* _TO DO_: An exact copy of all the data is required, with pictures left out.

* _DATA SEGMENT_:

┄┄┄┄┄┄┄┄┄┄┄┄┄┄┄┄┄┄┄┄

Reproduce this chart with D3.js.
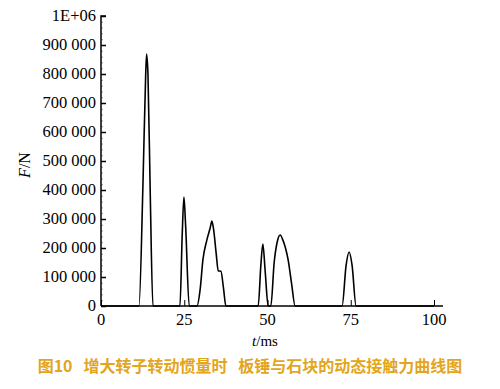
<!DOCTYPE html>
<html>
<head>
<meta charset="utf-8">
<script src="https://cdn.jsdelivr.net/npm/d3@7"></script>
<style>
  body { margin: 0; background: #fff; }
  svg { display: block; }
</style>
</head>
<body>
<div id="chart"></div>
<script>
// time (ms) and contact force (N)
var times = [0, 11.4, 12.6, 13.4, 13.7, 14.1, 14.8, 15.6,
  23.7, 24.4, 24.9, 25.4, 26.5,
  28.8, 29.8, 30.6, 31.8, 32.8, 33.3, 33.8, 34.6, 35.2, 36.0, 36.8, 37.5,
  47.2, 48.0, 48.6, 49.3, 50.2,
  51.0, 52.0, 53.0, 53.8, 54.6, 55.4, 56.2, 57.2, 58.3,
  72.4, 73.6, 74.5, 75.4, 76.6, 100];
var forces = [0, 0, 420000, 790000, 869000, 800000, 380000, 0,
  0, 250000, 376000, 280000, 0,
  0, 60000, 159000, 228000, 270000, 293000, 265000, 180000, 121000, 120000, 60000, 0,
  0, 140000, 214000, 120000, 0,
  0, 150000, 225000, 245000, 228000, 200000, 159000, 80000, 0,
  0, 140000, 186000, 140000, 0, 0];
var xTicks = [0, 25, 50, 75, 100];
var yTicks = [0, 100000, 200000, 300000, 400000, 500000, 600000, 700000, 800000, 900000, 1000000];

var width = 500, height = 389;
var mLeft = 101, mRight = 443, mTop = 16, mBottom = 306;

var svg = d3.select("#chart").append("svg")
    .attr("width", width)
    .attr("height", height);

var x = d3.scaleLinear().domain([0, 102.7]).range([mLeft, mRight]);
var y = d3.scaleLinear().domain([0, 1000000]).range([mBottom, mTop]);

var serif = "'Liberation Serif', 'DejaVu Serif', serif";

function fmt(d) {
    if (d === 0) return "0";
    if (d === 1000000) return "1E+06";
    return d3.format(",")(d).replace(/,/g, " ");
}

// minor y ticks
svg.append("g")
    .attr("transform", "translate(" + mLeft + ",0)")
    .call(d3.axisRight(y).tickValues(d3.range(20000, 1000000, 20000)).tickSize(2).tickFormat(""))
    .call(function(g) { g.select(".domain").remove(); })
    .selectAll(".tick line").attr("stroke", "#999");

// y axis, ticks pointing inward
var yAxis = svg.append("g")
    .attr("transform", "translate(" + mLeft + ",0)")
    .call(d3.axisRight(y).tickValues(yTicks).tickSize(5).tickFormat(""));
yAxis.select(".domain").attr("d", "M0," + mBottom + "V" + mTop + "h5").attr("stroke-width", 1.5);
yAxis.selectAll(".tick line").attr("stroke-width", 1.5);

svg.selectAll(".ylab")
    .data(yTicks)
    .enter().append("text")
    .attr("class", "ylab")
    .attr("x", 96)
    .attr("y", function(d) { return y(d) + 5; })
    .attr("text-anchor", "end")
    .attr("font-family", serif)
    .attr("font-size", 16.5)
    .text(fmt);

// x axis, ticks pointing up
var xAxis = svg.append("g")
    .attr("transform", "translate(0," + mBottom + ")")
    .call(d3.axisTop(x).tickValues(xTicks).tickSize(6).tickFormat(""));
xAxis.select(".domain").attr("d", "M" + mLeft + ",0H" + mRight).attr("stroke-width", 1.5);

svg.selectAll(".xlab")
    .data(xTicks)
    .enter().append("text")
    .attr("class", "xlab")
    .attr("x", function(d) { return x(d); })
    .attr("y", 325)
    .attr("text-anchor", "middle")
    .attr("font-family", serif)
    .attr("font-size", 16.5)
    .text(function(d) { return d; });

// the force curve
var line = d3.line()
    .x(function(d, i) { return x(times[i]); })
    .y(function(d) { return y(d); })
    .curve(d3.curveMonotoneX);

svg.append("path")
    .datum(forces)
    .attr("fill", "none")
    .attr("stroke", "#000")
    .attr("stroke-width", 1.6)
    .attr("d", line);

// axis titles
var yt = svg.append("text")
    .attr("transform", "translate(30,165) rotate(-90)")
    .attr("text-anchor", "middle")
    .attr("font-family", serif)
    .attr("font-size", 16);
yt.append("tspan").attr("font-style", "italic").text("F");
yt.append("tspan").text("/N");

var xt = svg.append("text")
    .attr("x", 265)
    .attr("y", 346)
    .attr("text-anchor", "middle")
    .attr("font-family", serif)
    .attr("font-size", 15);
xt.append("tspan").attr("font-style", "italic").text("t");
xt.append("tspan").text("/ms");

// caption
svg.append("text")
    .attr("x", 250)
    .attr("y", 372)
    .attr("text-anchor", "middle")
    .attr("font-family", "'Noto Sans CJK SC', sans-serif")
    .attr("font-weight", "bold")
    .attr("font-size", 16)
    .attr("fill", "#e3a51c")
    .style("white-space", "pre")
    .text("图10   增大转子转动惯量时   板锤与石块的动态接触力曲线图");
</script>
</body>
</html>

┄┄┄┄┄┄┄┄┄┄┄┄┄┄┄┄┄┄┄┄

* _SOLUTION TO THE PROBLEM_:
Reproduce this chart with D3.js.
<!DOCTYPE html>
<html>
<head>
<meta charset="utf-8">
<script src="https://cdn.jsdelivr.net/npm/d3@7"></script>
<style>
  body { margin: 0; background: #fff; }
  svg { display: block; }
</style>
</head>
<body>
<div id="chart"></div>
<script>
// time (ms) and contact force (N)
var times = [0, 11.4, 12.6, 13.4, 13.7, 14.1, 14.8, 15.6,
  23.7, 24.4, 24.9, 25.4, 26.5,
  28.8, 29.8, 30.6, 31.8, 32.8, 33.3, 33.8, 34.6, 35.2, 36.0, 36.8, 37.5,
  47.2, 48.0, 48.6, 49.3, 50.2,
  51.0, 52.0, 53.0, 53.8, 54.6, 55.4, 56.2, 57.2, 58.3,
  72.4, 73.6, 74.5, 75.4, 76.6, 100];
var forces = [0, 0, 420000, 790000, 869000, 800000, 380000, 0,
  0, 250000, 376000, 280000, 0,
  0, 60000, 159000, 228000, 270000, 293000, 265000, 180000, 121000, 120000, 60000, 0,
  0, 140000, 214000, 120000, 0,
  0, 150000, 225000, 245000, 228000, 200000, 159000, 80000, 0,
  0, 140000, 186000, 140000, 0, 0];
var xTicks = [0, 25, 50, 75, 100];
var yTicks = [0, 100000, 200000, 300000, 400000, 500000, 600000, 700000, 800000, 900000, 1000000];

var width = 500, height = 389;
var mLeft = 101, mRight = 443, mTop = 16, mBottom = 306;

var svg = d3.select("#chart").append("svg")
    .attr("width", width)
    .attr("height", height);

var x = d3.scaleLinear().domain([0, 102.7]).range([mLeft, mRight]);
var y = d3.scaleLinear().domain([0, 1000000]).range([mBottom, mTop]);

var serif = "'Liberation Serif', 'DejaVu Serif', serif";

function fmt(d) {
    if (d === 0) return "0";
    if (d === 1000000) return "1E+06";
    return d3.format(",")(d).replace(/,/g, " ");
}

// minor y ticks
svg.append("g")
    .attr("transform", "translate(" + mLeft + ",0)")
    .call(d3.axisRight(y).tickValues(d3.range(20000, 1000000, 20000)).tickSize(2).tickFormat(""))
    .call(function(g) { g.select(".domain").remove(); })
    .selectAll(".tick line").attr("stroke", "#999");

// y axis, ticks pointing inward
var yAxis = svg.append("g")
    .attr("transform", "translate(" + mLeft + ",0)")
    .call(d3.axisRight(y).tickValues(yTicks).tickSize(5).tickFormat(""));
yAxis.select(".domain").attr("d", "M0," + mBottom + "V" + mTop + "h5").attr("stroke-width", 1.5);
yAxis.selectAll(".tick line").attr("stroke-width", 1.5);

svg.selectAll(".ylab")
    .data(yTicks)
    .enter().append("text")
    .attr("class", "ylab")
    .attr("x", 96)
    .attr("y", function(d) { return y(d) + 5; })
    .attr("text-anchor", "end")
    .attr("font-family", serif)
    .attr("font-size", 16.5)
    .text(fmt);

// x axis, ticks pointing up
var xAxis = svg.append("g")
    .attr("transform", "translate(0," + mBottom + ")")
    .call(d3.axisTop(x).tickValues(xTicks).tickSize(6).tickFormat(""));
xAxis.select(".domain").attr("d", "M" + mLeft + ",0H" + mRight).attr("stroke-width", 1.5);

svg.selectAll(".xlab")
    .data(xTicks)
    .enter().append("text")
    .attr("class", "xlab")
    .attr("x", function(d) { return x(d); })
    .attr("y", 325)
    .attr("text-anchor", "middle")
    .attr("font-family", serif)
    .attr("font-size", 16.5)
    .text(function(d) { return d; });

// the force curve
var line = d3.line()
    .x(function(d, i) { return x(times[i]); })
    .y(function(d) { return y(d); })
    .curve(d3.curveMonotoneX);

svg.append("path")
    .datum(forces)
    .attr("fill", "none")
    .attr("stroke", "#000")
    .attr("stroke-width", 1.6)
    .attr("d", line);

// axis titles
var yt = svg.append("text")
    .attr("transform", "translate(30,165) rotate(-90)")
    .attr("text-anchor", "middle")
    .attr("font-family", serif)
    .attr("font-size", 16);
yt.append("tspan").attr("font-style", "italic").text("F");
yt.append("tspan").text("/N");

var xt = svg.append("text")
    .attr("x", 265)
    .attr("y", 346)
    .attr("text-anchor", "middle")
    .attr("font-family", serif)
    .attr("font-size", 15);
xt.append("tspan").attr("font-style", "italic").text("t");
xt.append("tspan").text("/ms");

// caption
svg.append("text")
    .attr("x", 250)
    .attr("y", 372)
    .attr("text-anchor", "middle")
    .attr("font-family", "'Noto Sans CJK SC', sans-serif")
    .attr("font-weight", "bold")
    .attr("font-size", 16)
    .attr("fill", "#e3a51c")
    .style("white-space", "pre")
    .text("图10   增大转子转动惯量时   板锤与石块的动态接触力曲线图");
</script>
</body>
</html>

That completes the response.